====== RECORDED INFORMATION

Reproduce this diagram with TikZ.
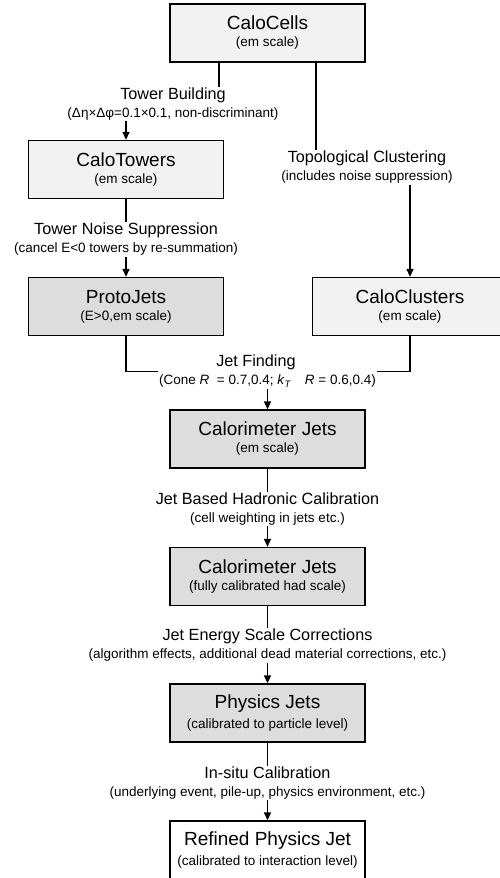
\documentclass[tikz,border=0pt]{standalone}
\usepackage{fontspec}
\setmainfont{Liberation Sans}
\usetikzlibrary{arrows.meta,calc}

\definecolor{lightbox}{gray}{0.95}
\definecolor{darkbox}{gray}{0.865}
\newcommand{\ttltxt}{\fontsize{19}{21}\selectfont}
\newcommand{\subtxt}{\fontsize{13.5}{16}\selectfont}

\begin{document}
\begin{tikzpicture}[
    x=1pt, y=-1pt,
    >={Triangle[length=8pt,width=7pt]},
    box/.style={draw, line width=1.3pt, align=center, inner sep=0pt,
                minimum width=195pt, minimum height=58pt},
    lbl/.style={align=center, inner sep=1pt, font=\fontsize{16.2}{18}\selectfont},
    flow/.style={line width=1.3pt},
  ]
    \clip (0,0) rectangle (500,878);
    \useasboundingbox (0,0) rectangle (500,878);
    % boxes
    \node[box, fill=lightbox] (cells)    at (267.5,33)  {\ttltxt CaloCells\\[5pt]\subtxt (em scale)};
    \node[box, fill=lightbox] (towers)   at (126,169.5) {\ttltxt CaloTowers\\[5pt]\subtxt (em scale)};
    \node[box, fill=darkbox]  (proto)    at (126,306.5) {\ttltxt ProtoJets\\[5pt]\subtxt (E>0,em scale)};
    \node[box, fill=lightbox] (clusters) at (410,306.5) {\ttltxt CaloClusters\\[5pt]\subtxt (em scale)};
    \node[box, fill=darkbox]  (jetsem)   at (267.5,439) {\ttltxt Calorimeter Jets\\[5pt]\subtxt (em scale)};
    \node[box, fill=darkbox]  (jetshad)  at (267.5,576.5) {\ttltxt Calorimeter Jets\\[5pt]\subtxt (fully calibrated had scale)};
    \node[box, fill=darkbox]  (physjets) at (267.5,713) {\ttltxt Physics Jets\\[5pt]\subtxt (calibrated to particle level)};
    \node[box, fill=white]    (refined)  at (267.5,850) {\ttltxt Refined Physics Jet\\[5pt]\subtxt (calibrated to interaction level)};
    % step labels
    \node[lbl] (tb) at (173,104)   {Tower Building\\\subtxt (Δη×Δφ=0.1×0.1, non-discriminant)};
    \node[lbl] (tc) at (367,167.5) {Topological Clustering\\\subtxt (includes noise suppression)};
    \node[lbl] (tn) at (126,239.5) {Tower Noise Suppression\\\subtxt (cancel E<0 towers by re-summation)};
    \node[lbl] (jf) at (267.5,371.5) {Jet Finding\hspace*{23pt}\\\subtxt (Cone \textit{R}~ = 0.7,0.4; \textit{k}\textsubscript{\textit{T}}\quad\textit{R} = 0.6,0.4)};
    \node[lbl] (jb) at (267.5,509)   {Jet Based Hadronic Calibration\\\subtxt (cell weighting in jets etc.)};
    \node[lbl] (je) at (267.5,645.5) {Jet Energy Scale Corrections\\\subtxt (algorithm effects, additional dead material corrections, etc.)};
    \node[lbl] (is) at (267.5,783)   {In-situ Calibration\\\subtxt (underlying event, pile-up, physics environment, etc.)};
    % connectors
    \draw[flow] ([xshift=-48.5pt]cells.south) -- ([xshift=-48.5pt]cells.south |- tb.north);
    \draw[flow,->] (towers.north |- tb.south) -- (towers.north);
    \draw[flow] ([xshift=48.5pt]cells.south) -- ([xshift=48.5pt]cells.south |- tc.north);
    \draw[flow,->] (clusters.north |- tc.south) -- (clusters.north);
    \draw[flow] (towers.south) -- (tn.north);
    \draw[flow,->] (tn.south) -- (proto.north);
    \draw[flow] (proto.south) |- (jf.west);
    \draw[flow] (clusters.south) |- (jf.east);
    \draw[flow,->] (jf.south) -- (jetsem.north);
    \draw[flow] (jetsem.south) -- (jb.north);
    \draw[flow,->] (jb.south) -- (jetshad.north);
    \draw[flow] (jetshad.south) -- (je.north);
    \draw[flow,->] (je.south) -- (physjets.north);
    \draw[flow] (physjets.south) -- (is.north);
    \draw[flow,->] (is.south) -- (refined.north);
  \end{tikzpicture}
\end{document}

============

**GIVEN TASK**.
Transcribe the preceding listing in its entirety and with exact wording, leaving out pictures.

**EXERCISE OUTPUT**.
Reproduce this diagram with TikZ.
\documentclass[tikz,border=0pt]{standalone}
\usepackage{fontspec}
\setmainfont{Liberation Sans}
\usetikzlibrary{arrows.meta,calc}

\definecolor{lightbox}{gray}{0.95}
\definecolor{darkbox}{gray}{0.865}
\newcommand{\ttltxt}{\fontsize{19}{21}\selectfont}
\newcommand{\subtxt}{\fontsize{13.5}{16}\selectfont}

\begin{document}
\begin{tikzpicture}[
    x=1pt, y=-1pt,
    >={Triangle[length=8pt,width=7pt]},
    box/.style={draw, line width=1.3pt, align=center, inner sep=0pt,
                minimum width=195pt, minimum height=58pt},
    lbl/.style={align=center, inner sep=1pt, font=\fontsize{16.2}{18}\selectfont},
    flow/.style={line width=1.3pt},
  ]
    \clip (0,0) rectangle (500,878);
    \useasboundingbox (0,0) rectangle (500,878);
    % boxes
    \node[box, fill=lightbox] (cells)    at (267.5,33)  {\ttltxt CaloCells\\[5pt]\subtxt (em scale)};
    \node[box, fill=lightbox] (towers)   at (126,169.5) {\ttltxt CaloTowers\\[5pt]\subtxt (em scale)};
    \node[box, fill=darkbox]  (proto)    at (126,306.5) {\ttltxt ProtoJets\\[5pt]\subtxt (E>0,em scale)};
    \node[box, fill=lightbox] (clusters) at (410,306.5) {\ttltxt CaloClusters\\[5pt]\subtxt (em scale)};
    \node[box, fill=darkbox]  (jetsem)   at (267.5,439) {\ttltxt Calorimeter Jets\\[5pt]\subtxt (em scale)};
    \node[box, fill=darkbox]  (jetshad)  at (267.5,576.5) {\ttltxt Calorimeter Jets\\[5pt]\subtxt (fully calibrated had scale)};
    \node[box, fill=darkbox]  (physjets) at (267.5,713) {\ttltxt Physics Jets\\[5pt]\subtxt (calibrated to particle level)};
    \node[box, fill=white]    (refined)  at (267.5,850) {\ttltxt Refined Physics Jet\\[5pt]\subtxt (calibrated to interaction level)};
    % step labels
    \node[lbl] (tb) at (173,104)   {Tower Building\\\subtxt (Δη×Δφ=0.1×0.1, non-discriminant)};
    \node[lbl] (tc) at (367,167.5) {Topological Clustering\\\subtxt (includes noise suppression)};
    \node[lbl] (tn) at (126,239.5) {Tower Noise Suppression\\\subtxt (cancel E<0 towers by re-summation)};
    \node[lbl] (jf) at (267.5,371.5) {Jet Finding\hspace*{23pt}\\\subtxt (Cone \textit{R}~ = 0.7,0.4; \textit{k}\textsubscript{\textit{T}}\quad\textit{R} = 0.6,0.4)};
    \node[lbl] (jb) at (267.5,509)   {Jet Based Hadronic Calibration\\\subtxt (cell weighting in jets etc.)};
    \node[lbl] (je) at (267.5,645.5) {Jet Energy Scale Corrections\\\subtxt (algorithm effects, additional dead material corrections, etc.)};
    \node[lbl] (is) at (267.5,783)   {In-situ Calibration\\\subtxt (underlying event, pile-up, physics environment, etc.)};
    % connectors
    \draw[flow] ([xshift=-48.5pt]cells.south) -- ([xshift=-48.5pt]cells.south |- tb.north);
    \draw[flow,->] (towers.north |- tb.south) -- (towers.north);
    \draw[flow] ([xshift=48.5pt]cells.south) -- ([xshift=48.5pt]cells.south |- tc.north);
    \draw[flow,->] (clusters.north |- tc.south) -- (clusters.north);
    \draw[flow] (towers.south) -- (tn.north);
    \draw[flow,->] (tn.south) -- (proto.north);
    \draw[flow] (proto.south) |- (jf.west);
    \draw[flow] (clusters.south) |- (jf.east);
    \draw[flow,->] (jf.south) -- (jetsem.north);
    \draw[flow] (jetsem.south) -- (jb.north);
    \draw[flow,->] (jb.south) -- (jetshad.north);
    \draw[flow] (jetshad.south) -- (je.north);
    \draw[flow,->] (je.south) -- (physjets.north);
    \draw[flow] (physjets.south) -- (is.north);
    \draw[flow,->] (is.south) -- (refined.north);
  \end{tikzpicture}
\end{document}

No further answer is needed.